Figure 25 illustrates a method 2500 of transporting documents in an automated transaction machine (ATM). The method 2500 begins by receiving a document at a customer interface, at 2502, from a customer. The document is then transported into a center and de-skew (CDS) subassembly, at 2504. As mentioned above the CDS subassembly has a centerline of a path the document is to travel. Two planer plates on each side of the centerline are moved in tandem toward each, at 2506, other without moving the document. As the document is moved, sensing an edge of the document with sensors on sides of the two planer plates, at 2508. After sensing the edge, the method 2500, at 2510, rotates the document to align the document parallel the centerline. The document is then transversely moved, at 2512, so that the document is centered about the centerline.

[0093] Figure 26 illustrates an example computing device in which example systems and methods described herein, and equivalents, may operate. The example computing device may be a computer 2600 that includes a processor 2602, a memory 2604, and input/output ports 2610 operably connected by a bus 2608. In one example, the computer 2600 may include a de-skew control logic 2630 configured to control the de-skew subassembly as described above. In different examples, de-skew control logic 2630 may be implemented in hardware, software, firmware, and/or combinations thereof. Thus, logic 2630 may provide means (e.g., hardware, software, firmware) for controlling the de- skew subassembly. While logic 2630 is illustrated as a hardware component attached to bus the 2608, it is to be appreciated that in one example, logic 2630 could be implemented in processor 2602.

[0094] Generally describing an example configuration of computer 2600, processor 2602 may be a variety of various processors including dual microprocessor and other multi-processor architectures. Memory 2604 may include volatile memory and/or nonvolatile memory. Non-volatile memory may include, for example, ROM, PROM, EPROM, and EEPROM. Volatile memory may include, for example, RAM, synchronous RAM (SRAM), dynamic RAM (DRAM), synchronous DRAM (SDRAM), double data rate SDRAM (DDR SDRAM), direct RAM bus RAM (DRRAM) and the like. [0095] A disk 2606 may be operably connected to computer 2600 via, for example, an input/output interface (e.g., card, device) 2618 and an input/output port 2610. Disk 2606 may be, for example, a magnetic disk drive, a solid state disk drive, a floppy disk drive, a tape drive, a Zip drive, a flash memory card, and/or a memory stick. Furthermore, disk 2606 may be a CD-ROM, a CD recordable drive (CD-R drive), a CD rewriteable drive (CD-RW drive), and/or a digital video ROM drive (DVD ROM). Memory 2604 can store a process 2614 and/or a data 2616, for example. Disk 2606 and/or memory 2604 can store an operating system that controls and allocates resources of computer 2600.

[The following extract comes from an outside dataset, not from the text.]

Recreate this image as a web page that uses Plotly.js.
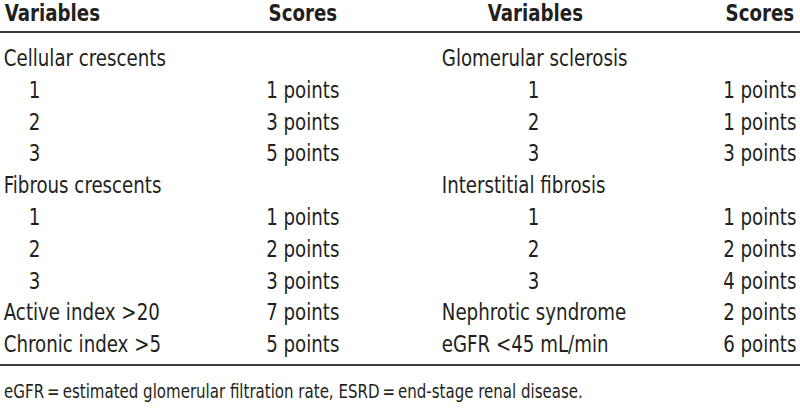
<!DOCTYPE html>
<html><head><meta charset="utf-8">
<script src="https://cdn.plot.ly/plotly-3.0.1.min.js"></script>
<style>html,body{margin:0;padding:0;background:#fff}#chart{width:800px;height:414px}</style>
</head><body><div id="chart"></div>
<script>
const headers = ["Variables", "Scores", "Variables", "Scores"];
const leftVariables = ["Cellular crescents", "1", "2", "3", "Fibrous crescents", "1", "2", "3", "Active index >20", "Chronic index >5"];
const leftScores = ["", "1 points", "3 points", "5 points", "", "1 points", "2 points", "3 points", "7 points", "5 points"];
const rightVariables = ["Glomerular sclerosis", "1", "2", "3", "Interstitial fibrosis", "1", "2", "3", "Nephrotic syndrome", "eGFR <45 mL/min"];
const rightScores = ["", "1 points", "1 points", "3 points", "", "1 points", "2 points", "4 points", "2 points", "6 points"];
const footnote = "eGFR\u2009=\u2009estimated glomerular filtration rate, ESRD\u2009=\u2009end-stage renal disease.";

const FONT = "DejaVu Sans Condensed, Liberation Sans Narrow, sans-serif";
const fs = 23;
const SX = 0.88;
const rowY = i => 58 + i * 31.8;
const isSub = s => /^[0-9]$/.test(s);

const ann = [];
function txt(x, y, t, anchor, bold, size) {
  ann.push({x: x, y: y, xref: 'x', yref: 'y', text: bold ? '<b>' + t + '</b>' : t,
    showarrow: false, xanchor: anchor, yanchor: 'middle',
    font: {family: FONT, size: size || fs, color: '#231f20'}});
}
txt(3, 13, headers[0], 'left', true);
txt(339, 13, headers[1], 'right', true);
txt(486, 13, headers[2], 'left', true);
txt(796, 13, headers[3], 'right', true);

leftVariables.forEach((v, i) => {
  txt(isSub(v) ? 27 : 2, rowY(i), v, 'left');
  if (leftScores[i]) txt(341, rowY(i), leftScores[i], 'right');
});
rightVariables.forEach((v, i) => {
  txt(isSub(v) ? 526 : 440, rowY(i), v, 'left');
  if (rightScores[i]) txt(798, rowY(i), rightScores[i], 'right');
});
txt(2, 391, footnote, 'left', false, 19);

const shapes = [32, 365].map(y => ({type: 'line', xref: 'x', yref: 'y', x0: 0, x1: 800, y0: y, y1: y,
  line: {color: '#3a3a3a', width: 2}}));

Plotly.newPlot('chart', [], {
  width: 800, height: 414,
  margin: {l: 0, r: 0, t: 0, b: 0},
  paper_bgcolor: '#fff', plot_bgcolor: '#fff',
  xaxis: {range: [0, 800], visible: false, fixedrange: true},
  yaxis: {range: [414, 0], visible: false, fixedrange: true},
  annotations: ann, shapes: shapes, showlegend: false
}, {staticPlot: true, displayModeBar: false}).then(gd => {
  // narrow the glyphs horizontally around each annotation's anchor point
  const xa = gd._fullLayout.xaxis;
  gd.querySelectorAll('g.annotation').forEach(g => {
    const idx = +g.getAttribute('data-index');
    const a = ann[idx];
    if (!a) return;
    const px = xa._offset + xa.l2p(a.x);
    g.setAttribute('transform', `translate(${px},0) scale(${SX},1) translate(${-px},0)`);
  });
});
</script></body></html>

[0096] Bus 2608 may be a single internal bus interconnect architecture and/or other bus or mesh architectures. While a single bus is illustrated, it is to be appreciated that computer 2600 may communicate with various devices, logics, and peripherals using other busses (e.g., PCIE, SATA, Infiniband, 1384, USB, Ethernet). Bus 2608 can be types including, for example, a memory bus, a memory controller, a peripheral bus, an external bus, a crossbar switch, and/or a local bus.

[0097] Computer 2600 may interact with input/output devices via input/output interfaces 2618 and input/output ports 2610. Input/output devices may be, for example, a keyboard, a microphone, a pointing and selection device, cameras, video cards, displays, the disk 2606, the network devices 2620, and so on. The input/output ports 2610 may include, for example, serial ports, parallel ports, USB ports and the like.

[0098] The computer 2600 can operate in a network environment and thus may be connected to network devices 2620 via input/output interfaces 2618, and/or the input/output ports 2610. Through network devices 2620, computer 2600 may interact with a network. Through the network, computer 2600 may be logically connected to remote computers. Networks with which computer 2600 may interact include, but are not limited to, a local area network (LAN), a wide area network (WAN), and other networks. The networks may be wired and/or wireless networks.

[0099] In the foregoing description, certain terms have been used for brevity, clearness, and understanding. No unnecessary limitations are to be implied therefrom beyond the requirement of the prior art because such terms are used for descriptive purposes and are intended to be broadly construed. Therefore, the invention is not limited to the specific details, the representative embodiments, and illustrative examples shown and described. Thus, this application is intended to embrace alterations, modifications, and variations that fall within the scope of the appended claims.

[00100] Moreover, the description and illustration of the invention is an example and the invention is not limited to the exact details shown or described. References to "the preferred embodiment", "an embodiment", "one example", "an example" and so on, indicate that the embodiment(s) or example(s) so described may include a particular feature, structure, characteristic, property, element, or limitation, but that not every embodiment or example necessarily includes that particular feature, structure, characteristic, property, element, or limitation.